BOSTON (AP) - With efforts to repeal Massachusetts’ casino law underway, MGM Resorts International has asked state regulators to delay the collection of casino fees from the company even as it prepares to become the state’s first licensed casino operator.
MGM Springfield President Michael Mathis said on Thursday that the Las Vegas-based company risks losing about $200 million in fees, deposits and other payments if a referendum to repeal the state’s 2011 casino law is put before voters in November and passes.
“No corporation should be expected to subject itself to such risk,” Mathias said in a letter to the state Gaming Commission.
He said the commission could award the casino license for the state’s western region by June, as is now anticipated. But Mathis suggested the commission hold off on going forward with the process - which would, among other things, trigger the payment of an $85 million state licensing fee - until the repeal effort plays out.
The proposed ballot question is pending before the Massachusetts Supreme Judicial Court.

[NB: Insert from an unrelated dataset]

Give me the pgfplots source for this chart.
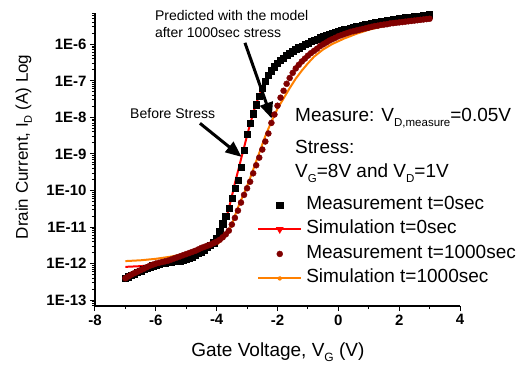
\documentclass[border=0pt]{standalone}
\usepackage{fontspec}
\setmainfont{Liberation Sans}[BoldFont={Liberation Sans Bold}]
\usepackage{pgfplots}
\pgfplotsset{compat=1.18}
\usetikzlibrary{arrows.meta}
\definecolor{maroonc}{RGB}{128,0,0}
\definecolor{orangec}{RGB}{255,128,0}
\newcommand{\fs}[1]{\fontsize{#1}{#1}\selectfont}
\newcommand{\lsub}[3]{\raisebox{-#1}{\fs{#2}#3}}
\begin{document}
\begin{tikzpicture}
\begin{axis}[
  name=ax,
  scale only axis, width=365pt, height=293pt,
  xmin=-8, xmax=4, ymode=log, ymin=6.9e-14, ymax=7.2e-6,
  axis x line*=bottom, axis y line*=left,
  axis line style={line width=1.2pt, black},
  tick align=outside, major tick length=5pt, minor tick length=3pt,
  every tick/.style={black, line width=1pt},
  xtick={-8,-6,-4,-2,0,2,4}, xticklabels={-8,-6,-4,-2,0,2,4},
  minor xtick={-7,-5,-3,-1,1,3},
  ytick={1e-13,1e-12,1e-11,1e-10,1e-9,1e-8,1e-7,1e-6},
  yticklabels={1E-13,1E-12,1E-11,1E-10,1E-9,1E-8,1E-7,1E-6},
  minor ytick={7e-14,8e-14,9e-14,
    2e-13,3e-13,4e-13,5e-13,6e-13,7e-13,8e-13,9e-13,
    2e-12,3e-12,4e-12,5e-12,6e-12,7e-12,8e-12,9e-12,
    2e-11,3e-11,4e-11,5e-11,6e-11,7e-11,8e-11,9e-11,
    2e-10,3e-10,4e-10,5e-10,6e-10,7e-10,8e-10,9e-10,
    2e-9,3e-9,4e-9,5e-9,6e-9,7e-9,8e-9,9e-9,
    2e-8,3e-8,4e-8,5e-8,6e-8,7e-8,8e-8,9e-8,
    2e-7,3e-7,4e-7,5e-7,6e-7,7e-7,8e-7,9e-7,
    2e-6,3e-6,4e-6,5e-6,6e-6,7e-6},
  tick label style={font=\bfseries\fs{15}},
  clip=false,
  xlabel={Gate Voltage, V\lsub{5pt}{12}{G} (V)},
  ylabel={Drain Current, I\lsub{4pt}{11}{D} (A) Log},
  every axis x label/.style={at={(axis description cs:0.501,-0.174)}, anchor=base, font=\fs{19}},
  every axis y label/.style={at={(axis description cs:-0.184,0.543)}, rotate=90, anchor=base, font=\fs{17}},
  legend style={at={(axis description cs:0.444,0.378)}, anchor=north west, draw=none, fill=none,
    inner sep=0pt, font=\fs{19}, row sep=5.5pt, column sep=4pt,
    nodes={inner sep=0pt, text height=14pt, text depth=5pt, anchor=west}},
  legend cell align=left,
  legend image code/.code={\draw[mark repeat=2,mark phase=2,#1] plot coordinates {(0pt,0pt) (21.5pt,0pt) (43pt,0pt)};},
]
% Measurement t=0sec
\addplot[forget plot, only marks, mark=square*, mark size=3.1pt, black] coordinates {
(-7.0,3.98e-13)(-6.9,4.37e-13)(-6.8,4.79e-13)(-6.7,5.25e-13)(-6.6,5.75e-13)(-6.5,6.31e-13)(-6.4,6.92e-13)(-6.3,7.59e-13)(-6.2,8.13e-13)(-6.1,8.71e-13)(-6.0,9.12e-13)(-5.9,9.55e-13)(-5.8,1.00e-12)(-5.7,1.05e-12)(-5.6,1.10e-12)(-5.5,1.12e-12)(-5.4,1.15e-12)(-5.3,1.17e-12)(-5.2,1.20e-12)(-5.1,1.23e-12)(-5.0,1.29e-12)(-4.9,1.38e-12)(-4.8,1.51e-12)(-4.7,1.70e-12)(-4.6,1.91e-12)(-4.5,2.09e-12)(-4.4,2.40e-12)(-4.3,2.75e-12)(-4.2,3.16e-12)(-4.1,3.72e-12)(-4.0,5.01e-12)(-3.9,7.59e-12)(-3.8,1.23e-11)(-3.7,2.00e-11)(-3.6,3.24e-11)(-3.5,6.31e-11)(-3.4,1.15e-10)(-3.3,1.91e-10)(-3.2,4.27e-10)(-3.1,1.26e-9)(-3.0,3.47e-9)(-2.9,6.92e-9)(-2.8,1.26e-8)(-2.7,2.24e-8)(-2.6,3.80e-8)(-2.5,6.31e-8)(-2.4,1.00e-7)(-2.3,1.41e-7)(-2.2,1.91e-7)(-2.1,2.45e-7)(-2.0,3.02e-7)(-1.9,3.63e-7)(-1.8,4.27e-7)(-1.7,5.01e-7)(-1.6,5.75e-7)(-1.5,6.46e-7)(-1.4,7.24e-7)(-1.3,8.13e-7)(-1.2,8.91e-7)(-1.1,1.00e-6)(-1.0,1.10e-6)(-0.9,1.20e-6)(-0.8,1.29e-6)(-0.7,1.41e-6)(-0.6,1.51e-6)(-0.5,1.62e-6)(-0.4,1.74e-6)(-0.3,1.86e-6)(-0.2,2.00e-6)(-0.1,2.14e-6)(0.0,2.29e-6)(0.1,2.40e-6)(0.2,2.51e-6)(0.3,2.63e-6)(0.4,2.75e-6)(0.5,2.88e-6)(0.6,3.02e-6)(0.7,3.16e-6)(0.8,3.31e-6)(0.9,3.47e-6)(1.0,3.63e-6)(1.1,3.80e-6)(1.2,3.89e-6)(1.3,4.07e-6)(1.4,4.17e-6)(1.5,4.37e-6)(1.6,4.47e-6)(1.7,4.68e-6)(1.8,4.79e-6)(1.9,4.90e-6)(2.0,5.13e-6)(2.1,5.25e-6)(2.2,5.37e-6)(2.3,5.50e-6)(2.4,5.62e-6)(2.5,5.75e-6)(2.6,5.89e-6)(2.7,6.03e-6)(2.8,6.17e-6)(2.9,6.31e-6)(3.0,6.46e-6)
};
% Measurement t=1000sec
\addplot[forget plot, only marks, mark=*, mark size=3pt, draw=maroonc, fill=maroonc] coordinates {
(-7.0,3.98e-13)(-6.9,4.47e-13)(-6.8,5.01e-13)(-6.7,5.50e-13)(-6.6,6.03e-13)(-6.5,6.61e-13)(-6.4,7.24e-13)(-6.3,7.94e-13)(-6.2,8.71e-13)(-6.1,9.33e-13)(-6.0,1.00e-12)(-5.9,1.05e-12)(-5.8,1.10e-12)(-5.7,1.15e-12)(-5.6,1.20e-12)(-5.5,1.29e-12)(-5.4,1.38e-12)(-5.3,1.48e-12)(-5.2,1.58e-12)(-5.1,1.70e-12)(-5.0,1.82e-12)(-4.9,1.95e-12)(-4.8,2.09e-12)(-4.7,2.24e-12)(-4.6,2.45e-12)(-4.5,2.69e-12)(-4.4,2.88e-12)(-4.3,3.09e-12)(-4.2,3.31e-12)(-4.1,3.63e-12)(-4.0,3.98e-12)(-3.9,4.47e-12)(-3.8,5.25e-12)(-3.7,6.31e-12)(-3.6,7.94e-12)(-3.5,1.17e-11)(-3.4,1.78e-11)(-3.3,2.82e-11)(-3.2,4.68e-11)(-3.1,7.59e-11)(-3.0,1.15e-10)(-2.9,1.74e-10)(-2.8,2.95e-10)(-2.7,4.90e-10)(-2.6,7.94e-10)(-2.5,1.32e-9)(-2.4,2.19e-9)(-2.3,3.63e-9)(-2.2,7.08e-9)(-2.1,1.20e-8)(-2.0,2.09e-8)(-1.9,3.47e-8)(-1.8,5.37e-8)(-1.7,8.32e-8)(-1.6,1.20e-7)(-1.5,1.66e-7)(-1.4,2.19e-7)(-1.3,2.75e-7)(-1.2,3.39e-7)(-1.1,4.07e-7)(-1.0,4.90e-7)(-0.9,5.75e-7)(-0.8,6.61e-7)(-0.7,7.59e-7)(-0.6,8.91e-7)(-0.5,1.00e-6)(-0.4,1.12e-6)(-0.3,1.26e-6)(-0.2,1.38e-6)(-0.1,1.51e-6)(0.0,1.66e-6)(0.1,1.78e-6)(0.2,1.91e-6)(0.3,2.04e-6)(0.4,2.19e-6)(0.5,2.29e-6)(0.6,2.40e-6)(0.7,2.51e-6)(0.8,2.63e-6)(0.9,2.75e-6)(1.0,2.88e-6)(1.1,3.02e-6)(1.2,3.16e-6)(1.3,3.24e-6)(1.4,3.39e-6)(1.5,3.47e-6)(1.6,3.55e-6)(1.7,3.72e-6)(1.8,3.80e-6)(1.9,3.89e-6)(2.0,3.98e-6)(2.1,4.07e-6)(2.2,4.17e-6)(2.3,4.27e-6)(2.4,4.37e-6)(2.5,4.47e-6)(2.6,4.57e-6)(2.7,4.68e-6)(2.8,4.79e-6)(2.9,4.90e-6)(3.0,5.01e-6)
};
% Simulation t=0sec
\addplot[forget plot, red, line width=2pt, line join=round] coordinates {
(-7.0,8.13e-13)(-6.5,8.51e-13)(-6.0,9.12e-13)(-5.5,1.05e-12)(-5.0,1.32e-12)(-4.7,1.74e-12)(-4.5,2.24e-12)(-4.3,3.02e-12)(-4.1,4.17e-12)(-4.0,5.01e-12)(-3.9,6.31e-12)(-3.8,9.12e-12)(-3.7,1.6e-11)(-3.6,3.2e-11)(-3.5,7.0e-11)(-3.4,1.6e-10)(-3.3,3.35e-10)(-3.2,7.2e-10)(-3.1,1.5e-9)(-3.0,3.2e-9)(-2.9,6.5e-9)(-2.8,1.3e-8)(-2.7,2.4e-8)(-2.6,4.0e-8)(-2.5,6.2e-8)(-2.4,9.0e-8)(-2.3,1.23e-7)(-2.2,1.62e-7)(-2.0,2.51e-7)(-1.8,3.63e-7)(-1.5,5.37e-7)(-1.2,7.59e-7)(-0.8,1.10e-6)(-0.4,1.48e-6)(0.0,1.95e-6)(0.5,2.69e-6)(1.0,3.55e-6)(1.5,4.37e-6)(2.0,5.13e-6)(2.5,5.89e-6)(3.0,6.61e-6)
};
% Simulation t=1000sec
\addplot[forget plot, orangec, line width=2pt, line join=round] coordinates {
(-7.0,1.17e-12)(-6.5,1.23e-12)(-6.0,1.35e-12)(-5.5,1.55e-12)(-5.0,1.91e-12)(-4.5,2.51e-12)(-4.2,3.02e-12)(-3.95,3.55e-12)(-3.8,4.79e-12)(-3.62,7.41e-12)(-3.5,1.17e-11)(-3.4,2.04e-11)(-3.25,4.37e-11)(-3.1,8.32e-11)(-3.0,1.32e-10)(-2.9,2.19e-10)(-2.8,3.72e-10)(-2.7,6.31e-10)(-2.6,1.07e-9)(-2.5,1.82e-9)(-2.4,3.09e-9)(-2.3,4.90e-9)(-2.2,7.59e-9)(-2.1,1.15e-8)(-2.0,1.74e-8)(-1.9,2.40e-8)(-1.8,3.31e-8)(-1.6,6.31e-8)(-1.4,1.15e-7)(-1.2,1.91e-7)(-1.0,3.02e-7)(-0.8,4.57e-7)(-0.5,7.24e-7)(-0.2,1.02e-6)(0.2,1.45e-6)(0.6,1.95e-6)(1.0,2.51e-6)(1.5,3.16e-6)(2.0,3.72e-6)(2.5,4.17e-6)(3.0,4.68e-6)
};
\addlegendimage{only marks, mark=square*, mark size=3.1pt, black}
\addlegendentry{Measurement t=0sec}
\addlegendimage{red, line width=2pt, mark=triangle*, mark size=2.5pt, mark options={rotate=180}}
\addlegendentry{Simulation t=0sec}
\addlegendimage{only marks, mark=*, mark size=3pt, draw=maroonc, fill=maroonc}
\addlegendentry{Measurement t=1000sec}
\addlegendimage{orangec, line width=2pt, mark=star, mark size=2pt}
\addlegendentry{Simulation t=1000sec}
% annotations
\draw[line width=3pt, -{Triangle[length=16pt,width=13pt]}] (axis cs:-4.55,6.9e-9) -- (axis cs:-3.18,8.3e-10);
\draw[line width=3pt, -{Triangle[length=16pt,width=13pt]}] (axis cs:-3.07,1.1e-6) -- (axis cs:-2.19,9.3e-9);
\node[anchor=base west, font=\fs{14}, inner sep=0pt] at (axis description cs:0.164,0.976) {Predicted with the model};
\node[anchor=base west, font=\fs{14}, inner sep=0pt] at (axis description cs:0.164,0.918) {after 1000sec stress};
\node[anchor=base west, font=\fs{14}, inner sep=0pt] at (axis description cs:0.096,0.641) {Before Stress};
\node[anchor=base west, font=\fs{19}, inner sep=0pt] at (axis description cs:0.548,0.629) {Measure: V\lsub{5pt}{11.5}{D,measure}=0.05V};
\node[anchor=base west, font=\fs{19}, inner sep=0pt] at (axis description cs:0.548,0.521) {Stress:};
\node[anchor=base west, font=\fs{19}, inner sep=0pt] at (axis description cs:0.548,0.437) {V\lsub{5pt}{11.5}{G}=8V and V\lsub{5pt}{11.5}{D}=1V};
\end{axis}
\pgfresetboundingbox
\path (ax.south west) ++(-95pt,-58pt) rectangle ++(527pt,364pt);
\end{tikzpicture}
\end{document}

Oral arguments are set for May 5, and the court is expected to rule by July.
“Repeal the Casino Deal,” the group pushing for the anti-casino referendum, said MGM’s request signals that the “landscape for casinos has shifted” in Massachusetts.
“The $85 million application fee isn’t much to a company which earned nearly $1 billion off the backs of its customers last year,” John Ribeiro, the group’s chairman, said in a statement. “But it is telling that our grassroots movement has made them blink about this bad bet.”
Delaying MGM’s licensing payments would affect state finances, at least in the short run.
The state budget for the fiscal year ending June 30 anticipated $195 million in casino-related licensing fees, including $25 million from a slots parlor and $85 million for two new casino licenses, one in eastern Massachusetts and another in western Massachusetts.
The state has received a $25 million licensing fee for a recently licensed slots parlor in Plainville and had hoped for payment of the $85 million licensing fee for the western Massachusetts casino by June 30.
Officials had already assumed the state would not see the eastern region casino’s licensing fee by the close of the fiscal year. That process has been delayed by Boston Mayor Martin Walsh’s bid to get the city designated as a host community for casinos proposed in Everett by Wynn Resorts and in Revere by Mohegan Sun. The host-community status allows for citywide referendums on the proposals.